With some computational aid, we can confirm this by finding the parametric second derivative (which is the actual point of my posting):

$$ \frac{d^2 y}{dx^2} \ \ = \ \ \frac{\frac{d}{dt} \ [ \ \frac{dy}{dx} \ ]}{\frac{dx}{dt}} \ \ = \ \ \large{\frac{\frac{d}{dt} \ [ \ \frac{6 \ · \ (2t^2 \ - \ t \ - \ 3)}{5 \ · \ (t^4 \ - \ 3t^2 \ - \ 4)} \ ]}{5·(t^4 - 3t^2 - 4)}}$$ $$ = \ \ \frac{ \ {6·( \ 4t^5 \ - \ 3t^4 \ - \ 12t^3 \ + \ 3t^2 \ + \ 34t \ - 4 \ )}}{25·( \ t^4-3t^2-4 \ )^3} \ \ . $$ [It's understandable that you didn't want to work this out "by hand".]

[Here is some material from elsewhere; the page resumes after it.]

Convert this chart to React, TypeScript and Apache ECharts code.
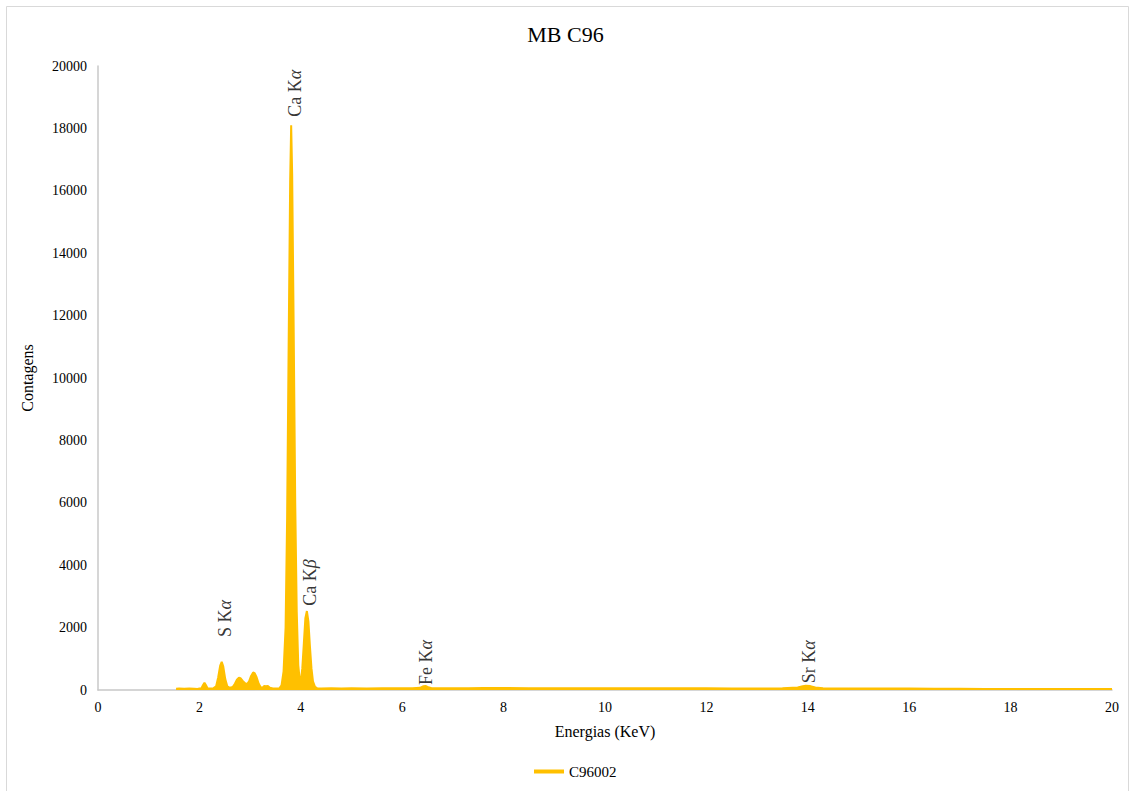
import React, { useEffect, useRef } from "react";
import * as echarts from "echarts";

const titleText = "MB C96";
const seriesName = "C96002";
const xTicks = { min: 0, max: 20, interval: 2 };
const yTicks = { min: 0, max: 20000, interval: 2000 };

const energies = [
  1.54, 1.6, 1.7, 1.8, 1.9, 1.96, 2.0, 2.04, 2.07, 2.1, 2.13, 2.16, 2.22, 2.28,
  2.33, 2.37, 2.41, 2.44, 2.47, 2.51, 2.55, 2.6, 2.66, 2.7, 2.74, 2.78, 2.81,
  2.85, 2.9, 2.94, 2.98, 3.02, 3.06, 3.09, 3.13, 3.17, 3.21, 3.25, 3.28, 3.31,
  3.35, 3.39, 3.45, 3.52, 3.58,
  3.62, 3.66, 3.7, 3.73, 3.76, 3.79, 3.81, 3.83, 3.86, 3.89, 3.92, 3.95, 3.98,
  4.0, 4.03, 4.06, 4.09, 4.12, 4.15, 4.18, 4.21, 4.24, 4.28, 4.32,
  4.4, 4.6, 4.8, 5.0, 5.3, 5.6, 5.9, 6.2, 6.35, 6.42, 6.46, 6.5, 6.58, 6.8,
  7.0, 7.3, 7.6, 8.0, 8.5, 9.0, 9.5, 10.0, 10.5, 11.0, 11.5, 12.0, 12.5, 13.0,
  13.5, 13.8, 13.9, 13.96, 14.05, 14.15, 14.3, 14.8, 15.5, 16.0, 16.5, 17.0,
  17.5, 18.0, 18.5, 19.0, 19.5, 20.0,
];

const counts = [
  40, 45, 40, 45, 40, 30, 45, 60, 150, 235, 150, 60, 50, 60,
  120, 400, 780, 900, 760, 350, 120, 70, 100, 200, 330, 395, 380,
  300, 220, 190, 280, 450, 560, 540, 400, 200, 90, 80, 130, 120,
  130, 70, 50, 45, 60,
  150, 600, 2000, 5500, 11000, 16300, 18100, 16500, 11500, 6000, 2500, 800, 300,
  250, 700, 1500, 2300, 2530, 2200, 1400, 700, 280, 100, 60,
  50, 60, 45, 55, 50, 60, 55, 60, 70, 120, 130, 100, 60, 55,
  60, 60, 65, 65, 60, 60, 60, 60, 55, 55, 55, 55, 50, 50,
  55, 80, 120, 135, 125, 80, 55, 50, 45, 45, 40, 40,
  35, 35, 30, 30, 30, 30,
];

const peakNames = ["S K", "Ca K", "Ca K", "Fe K", "Sr K"];
const peakGreek = ["α", "α", "β", "α", "α"];
const peakLabelEnergy = [2.5, 3.89, 4.18, 6.47, 14.02];
const peakLabelCounts = [1700, 18370, 2700, 160, 220];

const FONT = "Liberation Serif";

export default function App() {
  const ref = useRef<HTMLDivElement>(null);
  useEffect(() => {
    if (!ref.current) return;
    const chart = echarts.init(ref.current, null, { renderer: "svg" });
    const lineData = energies.map((e, i) => [e, counts[i]]);
    const labelData = peakNames.map((n, i) => ({
      value: [peakLabelEnergy[i], peakLabelCounts[i]],
      name: n,
      greek: peakGreek[i],
    }));
    chart.setOption({
      animation: false,
      backgroundColor: "#ffffff",
      textStyle: { fontFamily: FONT },
      graphic: [
        {
          type: "rect",
          shape: { x: 6.5, y: 6.5, width: 1122, height: 800 },
          style: { fill: "none", stroke: "#d9d9d9", lineWidth: 1 },
          silent: true,
          z: -10,
        },
      ],
      title: {
        text: titleText,
        left: "center",
        top: 18,
        textStyle: { fontFamily: FONT, fontSize: 22, fontWeight: "normal", color: "#000" },
      },
      legend: {
        left: 529,
        top: 759,
        icon: "rect",
        itemWidth: 30,
        itemHeight: 4,
        itemGap: 10,
        textStyle: { fontFamily: FONT, fontSize: 15, color: "#000" },
        data: [seriesName],
      },
      grid: { left: 98, right: 19, top: 66, bottom: 101, containLabel: false },
      xAxis: {
        type: "value",
        min: xTicks.min,
        max: xTicks.max,
        interval: xTicks.interval,
        name: "Energias (KeV)",
        nameLocation: "middle",
        nameGap: 33,
        nameTextStyle: { fontFamily: FONT, fontSize: 16, color: "#000" },
        axisLine: { show: true, lineStyle: { color: "#c8c8c8", width: 1.5 } },
        axisTick: { show: false },
        splitLine: { show: false },
        axisLabel: { fontFamily: FONT, fontSize: 14, color: "#000", margin: 10 },
      },
      yAxis: {
        type: "value",
        min: yTicks.min,
        max: yTicks.max,
        interval: yTicks.interval,
        name: "Contagens",
        nameLocation: "middle",
        nameGap: 63,
        nameTextStyle: { fontFamily: FONT, fontSize: 16, color: "#000" },
        axisLine: { show: true, lineStyle: { color: "#c8c8c8", width: 1.5 } },
        axisTick: { show: false },
        splitLine: { show: false },
        axisLabel: {
          fontFamily: FONT,
          fontSize: 14,
          color: "#000",
          margin: 11,
          formatter: (v: number) => String(v),
        },
      },
      series: [
        {
          name: seriesName,
          type: "line",
          data: lineData,
          showSymbol: false,
          symbol: "none",
          lineStyle: { color: "#FFC000", width: 2 },
          itemStyle: { color: "#FFC000" },
          areaStyle: { color: "#FFC000", opacity: 1 },
          z: 3,
        },
        {
          name: "labels",
          type: "scatter",
          data: labelData,
          symbolSize: 0,
          silent: true,
          z: 5,
          label: {
            show: true,
            position: "inside",
            rotate: 90,
            align: "left",
            verticalAlign: "middle",
            formatter: (p: any) => `{a|${p.data.name}}{b|${p.data.greek}}`,
            rich: {
              a: { fontFamily: FONT, fontSize: 18, color: "#000" },
              b: { fontFamily: FONT, fontSize: 18, color: "#000", fontStyle: "italic" },
            },
          },
        },
      ],
    });
    return () => chart.dispose();
  }, []);
  return (
    <div
      ref={ref}
      style={{ position: "fixed", left: 0, top: 0, width: 1131, height: 791 }}
    />
  );
}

At $ \ t \ = \ -1 \ \ , \ $ we obtain $$ \frac{d^2 y}{dx^2} \ \ = \ \ \frac{ \ {6·( \ -30 \ )}}{25·( \ -6 \ )^3} \ \ = \ \ -\frac{1}{30} \ \ ; $$ since this is negative, the curve near this point is "concave downward" as we view it on the graph. At the other turning-point $ \ ( t \ = \ \frac32 ) \ \ , $ $$ \frac{d^2 y}{dx^2} \ \ = \ \ \frac{ \ \frac{1365}{8}}{\frac{207025}{256}} \ \ = \ \ \frac{96}{455} \ \ , $$ so the curve is seen as "concave upward" in this neighborhood.

This comes out "right way 'round" because the parametric second derivative $ \ \large{\frac{\frac{d}{dt} \ [ \ \frac{dy}{dx} \ ]}{\frac{dx}{dt}}} \ $ "measures" the rate at which the first derivative changes relative to the rate at which $ \ x \ $ is changing as $ \ t \ $ increases.